Nicolas Fromageau, tête pensante de Team Ghost, a été à une époque pas si lointaine la moitié de M83. Voilà, c’est dit, une fois de plus (*), et c’est extrêmement cruel de se sentir obligé à chaque fois de le rappeler car on aimerait dire que Team Ghost peut exister par lui-même. Mais rien à faire, on doit s’y tenir, et pour au moins deux raisons : d’abord parce que cela peut permettre à Team Ghost de récolter les fruits du succès grandissant récolté par Antony Gonzales (seul maître à bord d’M83 désormais), ensuite parce que le son du combo Team Ghost de Fromageau est toujours directement relié à ce qu’il a produit avec Gonzales.

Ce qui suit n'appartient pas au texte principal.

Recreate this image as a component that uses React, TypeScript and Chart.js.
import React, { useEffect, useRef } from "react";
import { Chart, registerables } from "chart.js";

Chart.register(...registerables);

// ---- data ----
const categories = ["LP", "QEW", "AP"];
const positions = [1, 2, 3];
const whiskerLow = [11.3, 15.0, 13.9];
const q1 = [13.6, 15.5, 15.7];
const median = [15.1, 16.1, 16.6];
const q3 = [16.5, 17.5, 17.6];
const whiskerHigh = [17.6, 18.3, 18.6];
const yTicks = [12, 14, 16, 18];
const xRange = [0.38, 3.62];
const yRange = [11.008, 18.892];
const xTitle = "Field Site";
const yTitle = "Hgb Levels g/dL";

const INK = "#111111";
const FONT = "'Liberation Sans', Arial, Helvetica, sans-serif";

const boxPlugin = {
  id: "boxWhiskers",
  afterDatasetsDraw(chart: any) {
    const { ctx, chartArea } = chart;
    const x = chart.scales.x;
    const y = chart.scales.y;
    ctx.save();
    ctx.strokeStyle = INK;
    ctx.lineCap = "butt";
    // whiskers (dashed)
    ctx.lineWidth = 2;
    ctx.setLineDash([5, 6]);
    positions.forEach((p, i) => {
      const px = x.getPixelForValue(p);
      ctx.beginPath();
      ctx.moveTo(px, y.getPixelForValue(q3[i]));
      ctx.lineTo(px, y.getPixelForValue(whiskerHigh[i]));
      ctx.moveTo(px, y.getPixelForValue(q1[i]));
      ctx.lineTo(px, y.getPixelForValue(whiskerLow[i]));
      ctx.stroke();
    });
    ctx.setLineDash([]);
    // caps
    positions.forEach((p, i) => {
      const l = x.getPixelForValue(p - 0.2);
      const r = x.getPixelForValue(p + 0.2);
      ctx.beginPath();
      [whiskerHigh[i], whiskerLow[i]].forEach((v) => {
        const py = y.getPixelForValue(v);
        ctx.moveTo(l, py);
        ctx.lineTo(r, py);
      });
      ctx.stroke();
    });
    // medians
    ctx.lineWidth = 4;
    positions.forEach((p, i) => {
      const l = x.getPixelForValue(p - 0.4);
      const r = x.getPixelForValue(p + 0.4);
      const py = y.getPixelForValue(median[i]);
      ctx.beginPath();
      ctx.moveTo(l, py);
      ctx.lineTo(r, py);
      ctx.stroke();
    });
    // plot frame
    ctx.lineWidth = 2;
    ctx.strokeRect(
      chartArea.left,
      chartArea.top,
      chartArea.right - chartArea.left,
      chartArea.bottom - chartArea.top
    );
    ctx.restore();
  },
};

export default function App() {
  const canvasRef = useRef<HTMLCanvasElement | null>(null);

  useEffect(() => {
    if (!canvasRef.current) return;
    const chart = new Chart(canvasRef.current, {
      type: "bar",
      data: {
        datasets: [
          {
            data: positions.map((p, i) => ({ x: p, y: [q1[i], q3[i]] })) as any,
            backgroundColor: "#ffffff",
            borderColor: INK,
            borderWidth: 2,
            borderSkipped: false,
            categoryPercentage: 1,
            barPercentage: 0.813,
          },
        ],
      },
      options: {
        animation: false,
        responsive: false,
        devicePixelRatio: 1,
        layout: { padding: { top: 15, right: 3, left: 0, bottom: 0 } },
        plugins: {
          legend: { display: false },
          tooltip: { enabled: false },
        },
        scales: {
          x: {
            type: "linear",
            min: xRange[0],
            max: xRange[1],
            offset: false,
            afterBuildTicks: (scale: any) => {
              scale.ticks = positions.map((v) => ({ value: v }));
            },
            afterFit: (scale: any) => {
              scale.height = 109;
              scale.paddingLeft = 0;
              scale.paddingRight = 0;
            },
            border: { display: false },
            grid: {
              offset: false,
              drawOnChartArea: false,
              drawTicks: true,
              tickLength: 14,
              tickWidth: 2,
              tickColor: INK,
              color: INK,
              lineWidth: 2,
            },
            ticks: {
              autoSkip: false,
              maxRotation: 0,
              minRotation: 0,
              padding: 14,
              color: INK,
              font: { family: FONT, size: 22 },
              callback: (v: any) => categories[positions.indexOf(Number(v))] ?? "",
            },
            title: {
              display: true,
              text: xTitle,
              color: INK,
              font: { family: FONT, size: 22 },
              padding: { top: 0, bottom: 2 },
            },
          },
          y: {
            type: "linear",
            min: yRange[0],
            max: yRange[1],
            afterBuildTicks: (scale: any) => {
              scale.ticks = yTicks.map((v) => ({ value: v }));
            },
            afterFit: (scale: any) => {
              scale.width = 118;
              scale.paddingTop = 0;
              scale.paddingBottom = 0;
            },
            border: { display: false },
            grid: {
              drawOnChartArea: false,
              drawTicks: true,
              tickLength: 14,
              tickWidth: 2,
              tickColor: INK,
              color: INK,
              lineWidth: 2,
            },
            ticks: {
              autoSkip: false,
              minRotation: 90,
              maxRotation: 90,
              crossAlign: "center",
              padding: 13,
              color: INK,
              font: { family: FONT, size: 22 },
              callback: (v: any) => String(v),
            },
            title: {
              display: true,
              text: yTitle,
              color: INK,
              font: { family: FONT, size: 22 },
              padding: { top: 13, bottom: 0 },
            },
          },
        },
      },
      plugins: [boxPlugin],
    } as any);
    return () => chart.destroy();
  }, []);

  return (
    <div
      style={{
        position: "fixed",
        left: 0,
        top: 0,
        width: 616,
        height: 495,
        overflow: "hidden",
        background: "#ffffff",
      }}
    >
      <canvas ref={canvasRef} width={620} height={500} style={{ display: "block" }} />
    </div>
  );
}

Sur ce deuxième point Fromageau est directement responsable mais sans doute assume-t-il complètement ces racines. Il aurait d’ailleurs tort de les renier car, si on peut en effet lui reprocher son manque d’émancipation, comment ne pas voir dans Rituals une évidence déjà esquissée sur la compilation We All Shine (2011) : ce qui faisait la beauté romantique de Dead Cities, Red Seas and Lost Ghosts (2003), le meilleur album d’M83 à ce jour, c’est à lui qu’on le doit. Il ne s’agit pas ici de renier totalement ce qu’a sorti Gonzales seul sous le nom de M83, mais le départ de Fromageau a produit une rupture vers le gigantisme qui a trouvé avec le boursouflé Hurry Up, We’re Dreaming (2011) de nombreuses limites. C’est pourtant ce dernier disque qui a déclenché une grande vague d’hystérie, publique et critique, autour de M83… La preuve en est que la musique de Gonzales a servi à promouvoir l’énorme machine Cloud Atlas, et que ce dernier est aujourd’hui encore à la une pour avoir écrit la bande originale du non moins commercial Oblivion.

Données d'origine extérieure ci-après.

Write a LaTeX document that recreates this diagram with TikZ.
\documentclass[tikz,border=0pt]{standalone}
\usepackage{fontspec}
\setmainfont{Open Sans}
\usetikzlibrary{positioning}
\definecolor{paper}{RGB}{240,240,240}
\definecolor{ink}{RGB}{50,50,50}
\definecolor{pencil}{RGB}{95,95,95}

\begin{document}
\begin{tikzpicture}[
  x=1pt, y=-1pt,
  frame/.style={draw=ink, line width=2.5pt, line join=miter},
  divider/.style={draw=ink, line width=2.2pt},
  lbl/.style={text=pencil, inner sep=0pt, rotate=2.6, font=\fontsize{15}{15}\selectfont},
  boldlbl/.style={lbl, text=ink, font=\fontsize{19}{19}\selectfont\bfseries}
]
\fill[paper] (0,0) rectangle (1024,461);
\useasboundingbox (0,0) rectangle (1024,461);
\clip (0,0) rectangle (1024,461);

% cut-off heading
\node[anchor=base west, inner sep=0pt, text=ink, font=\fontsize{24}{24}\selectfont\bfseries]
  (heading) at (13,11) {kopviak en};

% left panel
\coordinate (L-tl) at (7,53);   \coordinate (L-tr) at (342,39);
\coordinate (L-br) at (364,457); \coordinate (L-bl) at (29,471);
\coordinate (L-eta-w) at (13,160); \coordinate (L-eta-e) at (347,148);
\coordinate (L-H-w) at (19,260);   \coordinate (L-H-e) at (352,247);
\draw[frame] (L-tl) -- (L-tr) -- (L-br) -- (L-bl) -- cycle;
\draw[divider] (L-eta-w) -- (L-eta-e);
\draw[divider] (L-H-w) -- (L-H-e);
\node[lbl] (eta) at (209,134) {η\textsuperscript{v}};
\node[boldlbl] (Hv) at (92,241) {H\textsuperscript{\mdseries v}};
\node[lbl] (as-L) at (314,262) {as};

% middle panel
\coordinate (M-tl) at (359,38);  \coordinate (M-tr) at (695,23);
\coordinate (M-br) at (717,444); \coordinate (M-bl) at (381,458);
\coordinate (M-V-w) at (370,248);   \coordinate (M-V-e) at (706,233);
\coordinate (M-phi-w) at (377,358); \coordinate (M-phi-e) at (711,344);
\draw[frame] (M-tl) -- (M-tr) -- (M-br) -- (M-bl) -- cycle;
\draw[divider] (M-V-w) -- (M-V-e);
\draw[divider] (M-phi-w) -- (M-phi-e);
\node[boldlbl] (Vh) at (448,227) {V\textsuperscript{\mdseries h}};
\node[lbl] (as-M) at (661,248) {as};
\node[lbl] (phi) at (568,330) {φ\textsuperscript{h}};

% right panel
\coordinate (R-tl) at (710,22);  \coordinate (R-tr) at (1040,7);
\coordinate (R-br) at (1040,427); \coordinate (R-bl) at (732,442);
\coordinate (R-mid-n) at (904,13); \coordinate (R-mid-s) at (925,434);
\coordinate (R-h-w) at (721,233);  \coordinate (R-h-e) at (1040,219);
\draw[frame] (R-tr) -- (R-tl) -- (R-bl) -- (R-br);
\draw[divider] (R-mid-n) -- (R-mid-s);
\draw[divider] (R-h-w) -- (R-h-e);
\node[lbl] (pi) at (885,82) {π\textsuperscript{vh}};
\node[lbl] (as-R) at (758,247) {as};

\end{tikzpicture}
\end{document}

Par conséquent, comme dirait Brian Howe de Pitchfork, « it’s tempting to feel sorry for Nicolas Fromageau ». Oui, c’est vrai, on peut se sentir désolé de cet écart presque indécent entre l’accueil tiède réservé à Rituals et celui, outré, dont jouit aujourd’hui M83. Indécent ? Oui, on pèse le mot car si, on doit l’admettre, Fromageau ne s’est pas affranchi de qu’il a composé il y a dix ans, on peut affirmer qu’il a bien conservé la substantifique moelle de ce qui faisait la puissance de son premier projet. Quand son ancien compère l’a détourné sur des rails déjà posés d’une pop par trop grandiloquente et évidente. Rares sont ces disques qui parviennent à concilier concept et efficacité, trouvailles soniques et aspirations pop. Rituals y parvient, et on se doit de dire que Fromageau a réussi en un seul disque ce que Gonzales a selon nous échoué, semble-t-il par orgueil, à faire en deux (**).
Car enfin, comment ignorer les mélodies désarmantes (« Somebody’s Watching Me », « Dead Film Star ») qui font de Rituals un album définitivement pop ? Comment passer à côté de ces savantes et inquiétantes montées en puissance orchestrées par des synthétiseurs aussi massifs que majestueux (« Away ») ? Comment, enfin, ne pas mentionner cette veine romantique sombre qui irrigue Rituals de chanson en chanson, et qui manque tellement à la pop radiophonique d’aujourd’hui, tournée vers une lumière artificielle souvent ennuyeuse ? Team Ghost marche aux côtés de Depeche Mode et d’IAMX, dans cette obstination commune que c’est bien en broyant le noir synthétique de notre époque que l’on sort les plus beaux joyaux pop, et non dans l’éternelle et vaine fouille de l’insouciance perdue des années 60 et 70.
Voilà ce qu’affirme Rituals : malgré les guitares distordues, les claviers crapoteux, les voix salement vocodées, même lorsqu’il y a quelque chose de pourri en son royaume, la pop peut s’avérer conquérante. Et Team Ghost a donc tout intérêt à ne pas vouloir faire oublier sa filiation avec M83, d’abord pour les retombées commerciales que cela peut avoir sur le groupe, et surtout parce que, désormais, leur pop est bien meilleure ! Autrement dit : M83 est mort, vive Team Ghost.